TASK: The entire listing is to be repeated verbatim.

DATA SHOWN:

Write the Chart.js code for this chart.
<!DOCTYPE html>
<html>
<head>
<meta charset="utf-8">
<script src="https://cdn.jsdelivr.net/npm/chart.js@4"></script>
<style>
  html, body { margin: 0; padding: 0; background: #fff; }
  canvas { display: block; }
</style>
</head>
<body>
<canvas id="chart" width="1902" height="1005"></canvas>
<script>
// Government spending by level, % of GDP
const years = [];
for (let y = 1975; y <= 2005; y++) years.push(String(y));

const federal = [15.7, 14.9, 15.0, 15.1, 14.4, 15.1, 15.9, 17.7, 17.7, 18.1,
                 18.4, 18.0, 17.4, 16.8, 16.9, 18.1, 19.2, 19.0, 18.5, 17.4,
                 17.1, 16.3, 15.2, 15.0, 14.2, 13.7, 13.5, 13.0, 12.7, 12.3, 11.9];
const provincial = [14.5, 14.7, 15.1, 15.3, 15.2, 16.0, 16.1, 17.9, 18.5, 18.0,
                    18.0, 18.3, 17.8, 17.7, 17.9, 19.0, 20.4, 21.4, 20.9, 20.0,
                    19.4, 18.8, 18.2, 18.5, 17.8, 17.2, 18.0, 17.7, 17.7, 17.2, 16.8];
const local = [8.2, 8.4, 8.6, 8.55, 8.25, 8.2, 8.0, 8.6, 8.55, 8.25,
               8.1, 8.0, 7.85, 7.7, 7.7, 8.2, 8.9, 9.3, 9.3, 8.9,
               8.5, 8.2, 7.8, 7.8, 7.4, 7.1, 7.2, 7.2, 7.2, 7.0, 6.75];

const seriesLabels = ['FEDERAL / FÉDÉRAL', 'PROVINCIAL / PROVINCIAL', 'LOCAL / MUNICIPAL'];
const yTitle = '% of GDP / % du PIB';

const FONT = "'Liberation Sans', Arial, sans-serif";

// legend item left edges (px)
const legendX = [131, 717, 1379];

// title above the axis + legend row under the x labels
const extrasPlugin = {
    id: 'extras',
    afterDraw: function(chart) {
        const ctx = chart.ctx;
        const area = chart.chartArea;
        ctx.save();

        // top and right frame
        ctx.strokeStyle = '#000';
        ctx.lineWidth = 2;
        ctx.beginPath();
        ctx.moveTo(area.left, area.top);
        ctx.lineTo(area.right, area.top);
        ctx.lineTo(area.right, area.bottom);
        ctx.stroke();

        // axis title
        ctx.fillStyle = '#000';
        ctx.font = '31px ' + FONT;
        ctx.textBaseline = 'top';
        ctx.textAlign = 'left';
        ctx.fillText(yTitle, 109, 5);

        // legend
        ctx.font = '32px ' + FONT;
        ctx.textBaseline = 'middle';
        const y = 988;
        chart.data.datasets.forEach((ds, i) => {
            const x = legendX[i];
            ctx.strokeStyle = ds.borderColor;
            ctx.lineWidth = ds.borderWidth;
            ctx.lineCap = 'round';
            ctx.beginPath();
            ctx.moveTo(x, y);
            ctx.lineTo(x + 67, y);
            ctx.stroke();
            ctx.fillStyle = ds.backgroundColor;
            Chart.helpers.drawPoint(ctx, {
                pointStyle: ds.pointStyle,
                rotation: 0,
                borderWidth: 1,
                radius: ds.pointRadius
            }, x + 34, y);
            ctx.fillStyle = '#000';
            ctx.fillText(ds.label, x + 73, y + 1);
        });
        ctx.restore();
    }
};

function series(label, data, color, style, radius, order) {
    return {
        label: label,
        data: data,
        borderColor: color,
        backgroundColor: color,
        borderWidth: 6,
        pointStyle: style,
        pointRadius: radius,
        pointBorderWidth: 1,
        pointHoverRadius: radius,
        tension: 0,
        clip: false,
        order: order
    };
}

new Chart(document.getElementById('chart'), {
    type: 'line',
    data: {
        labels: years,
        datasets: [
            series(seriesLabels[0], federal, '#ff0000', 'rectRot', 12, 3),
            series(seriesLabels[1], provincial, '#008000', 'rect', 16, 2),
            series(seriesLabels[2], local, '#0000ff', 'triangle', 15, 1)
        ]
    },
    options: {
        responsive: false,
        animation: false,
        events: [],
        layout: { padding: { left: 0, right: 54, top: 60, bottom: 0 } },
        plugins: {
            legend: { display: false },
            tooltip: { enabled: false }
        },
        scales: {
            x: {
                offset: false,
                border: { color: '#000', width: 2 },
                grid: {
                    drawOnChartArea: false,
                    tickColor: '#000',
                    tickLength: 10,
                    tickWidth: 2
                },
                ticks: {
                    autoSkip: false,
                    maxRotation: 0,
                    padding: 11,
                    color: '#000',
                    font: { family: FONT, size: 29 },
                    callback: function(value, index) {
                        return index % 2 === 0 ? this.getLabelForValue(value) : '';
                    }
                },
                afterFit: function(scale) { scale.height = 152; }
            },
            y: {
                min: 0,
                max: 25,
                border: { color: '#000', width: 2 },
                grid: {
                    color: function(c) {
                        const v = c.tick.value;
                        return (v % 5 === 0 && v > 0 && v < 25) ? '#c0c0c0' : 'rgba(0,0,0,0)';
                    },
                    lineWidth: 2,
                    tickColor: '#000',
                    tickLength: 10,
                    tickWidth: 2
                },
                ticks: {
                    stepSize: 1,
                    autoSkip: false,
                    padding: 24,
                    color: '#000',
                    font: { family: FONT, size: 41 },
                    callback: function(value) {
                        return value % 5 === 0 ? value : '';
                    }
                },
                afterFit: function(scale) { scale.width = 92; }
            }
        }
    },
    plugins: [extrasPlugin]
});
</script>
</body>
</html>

SOLUTION:
Write the Chart.js code for this chart.
<!DOCTYPE html>
<html>
<head>
<meta charset="utf-8">
<script src="https://cdn.jsdelivr.net/npm/chart.js@4"></script>
<style>
  html, body { margin: 0; padding: 0; background: #fff; }
  canvas { display: block; }
</style>
</head>
<body>
<canvas id="chart" width="1902" height="1005"></canvas>
<script>
// Government spending by level, % of GDP
const years = [];
for (let y = 1975; y <= 2005; y++) years.push(String(y));

const federal = [15.7, 14.9, 15.0, 15.1, 14.4, 15.1, 15.9, 17.7, 17.7, 18.1,
                 18.4, 18.0, 17.4, 16.8, 16.9, 18.1, 19.2, 19.0, 18.5, 17.4,
                 17.1, 16.3, 15.2, 15.0, 14.2, 13.7, 13.5, 13.0, 12.7, 12.3, 11.9];
const provincial = [14.5, 14.7, 15.1, 15.3, 15.2, 16.0, 16.1, 17.9, 18.5, 18.0,
                    18.0, 18.3, 17.8, 17.7, 17.9, 19.0, 20.4, 21.4, 20.9, 20.0,
                    19.4, 18.8, 18.2, 18.5, 17.8, 17.2, 18.0, 17.7, 17.7, 17.2, 16.8];
const local = [8.2, 8.4, 8.6, 8.55, 8.25, 8.2, 8.0, 8.6, 8.55, 8.25,
               8.1, 8.0, 7.85, 7.7, 7.7, 8.2, 8.9, 9.3, 9.3, 8.9,
               8.5, 8.2, 7.8, 7.8, 7.4, 7.1, 7.2, 7.2, 7.2, 7.0, 6.75];

const seriesLabels = ['FEDERAL / FÉDÉRAL', 'PROVINCIAL / PROVINCIAL', 'LOCAL / MUNICIPAL'];
const yTitle = '% of GDP / % du PIB';

const FONT = "'Liberation Sans', Arial, sans-serif";

// legend item left edges (px)
const legendX = [131, 717, 1379];

// title above the axis + legend row under the x labels
const extrasPlugin = {
    id: 'extras',
    afterDraw: function(chart) {
        const ctx = chart.ctx;
        const area = chart.chartArea;
        ctx.save();

        // top and right frame
        ctx.strokeStyle = '#000';
        ctx.lineWidth = 2;
        ctx.beginPath();
        ctx.moveTo(area.left, area.top);
        ctx.lineTo(area.right, area.top);
        ctx.lineTo(area.right, area.bottom);
        ctx.stroke();

        // axis title
        ctx.fillStyle = '#000';
        ctx.font = '31px ' + FONT;
        ctx.textBaseline = 'top';
        ctx.textAlign = 'left';
        ctx.fillText(yTitle, 109, 5);

        // legend
        ctx.font = '32px ' + FONT;
        ctx.textBaseline = 'middle';
        const y = 988;
        chart.data.datasets.forEach((ds, i) => {
            const x = legendX[i];
            ctx.strokeStyle = ds.borderColor;
            ctx.lineWidth = ds.borderWidth;
            ctx.lineCap = 'round';
            ctx.beginPath();
            ctx.moveTo(x, y);
            ctx.lineTo(x + 67, y);
            ctx.stroke();
            ctx.fillStyle = ds.backgroundColor;
            Chart.helpers.drawPoint(ctx, {
                pointStyle: ds.pointStyle,
                rotation: 0,
                borderWidth: 1,
                radius: ds.pointRadius
            }, x + 34, y);
            ctx.fillStyle = '#000';
            ctx.fillText(ds.label, x + 73, y + 1);
        });
        ctx.restore();
    }
};

function series(label, data, color, style, radius, order) {
    return {
        label: label,
        data: data,
        borderColor: color,
        backgroundColor: color,
        borderWidth: 6,
        pointStyle: style,
        pointRadius: radius,
        pointBorderWidth: 1,
        pointHoverRadius: radius,
        tension: 0,
        clip: false,
        order: order
    };
}

new Chart(document.getElementById('chart'), {
    type: 'line',
    data: {
        labels: years,
        datasets: [
            series(seriesLabels[0], federal, '#ff0000', 'rectRot', 12, 3),
            series(seriesLabels[1], provincial, '#008000', 'rect', 16, 2),
            series(seriesLabels[2], local, '#0000ff', 'triangle', 15, 1)
        ]
    },
    options: {
        responsive: false,
        animation: false,
        events: [],
        layout: { padding: { left: 0, right: 54, top: 60, bottom: 0 } },
        plugins: {
            legend: { display: false },
            tooltip: { enabled: false }
        },
        scales: {
            x: {
                offset: false,
                border: { color: '#000', width: 2 },
                grid: {
                    drawOnChartArea: false,
                    tickColor: '#000',
                    tickLength: 10,
                    tickWidth: 2
                },
                ticks: {
                    autoSkip: false,
                    maxRotation: 0,
                    padding: 11,
                    color: '#000',
                    font: { family: FONT, size: 29 },
                    callback: function(value, index) {
                        return index % 2 === 0 ? this.getLabelForValue(value) : '';
                    }
                },
                afterFit: function(scale) { scale.height = 152; }
            },
            y: {
                min: 0,
                max: 25,
                border: { color: '#000', width: 2 },
                grid: {
                    color: function(c) {
                        const v = c.tick.value;
                        return (v % 5 === 0 && v > 0 && v < 25) ? '#c0c0c0' : 'rgba(0,0,0,0)';
                    },
                    lineWidth: 2,
                    tickColor: '#000',
                    tickLength: 10,
                    tickWidth: 2
                },
                ticks: {
                    stepSize: 1,
                    autoSkip: false,
                    padding: 24,
                    color: '#000',
                    font: { family: FONT, size: 41 },
                    callback: function(value) {
                        return value % 5 === 0 ? value : '';
                    }
                },
                afterFit: function(scale) { scale.width = 92; }
            }
        }
    },
    plugins: [extrasPlugin]
});
</script>
</body>
</html>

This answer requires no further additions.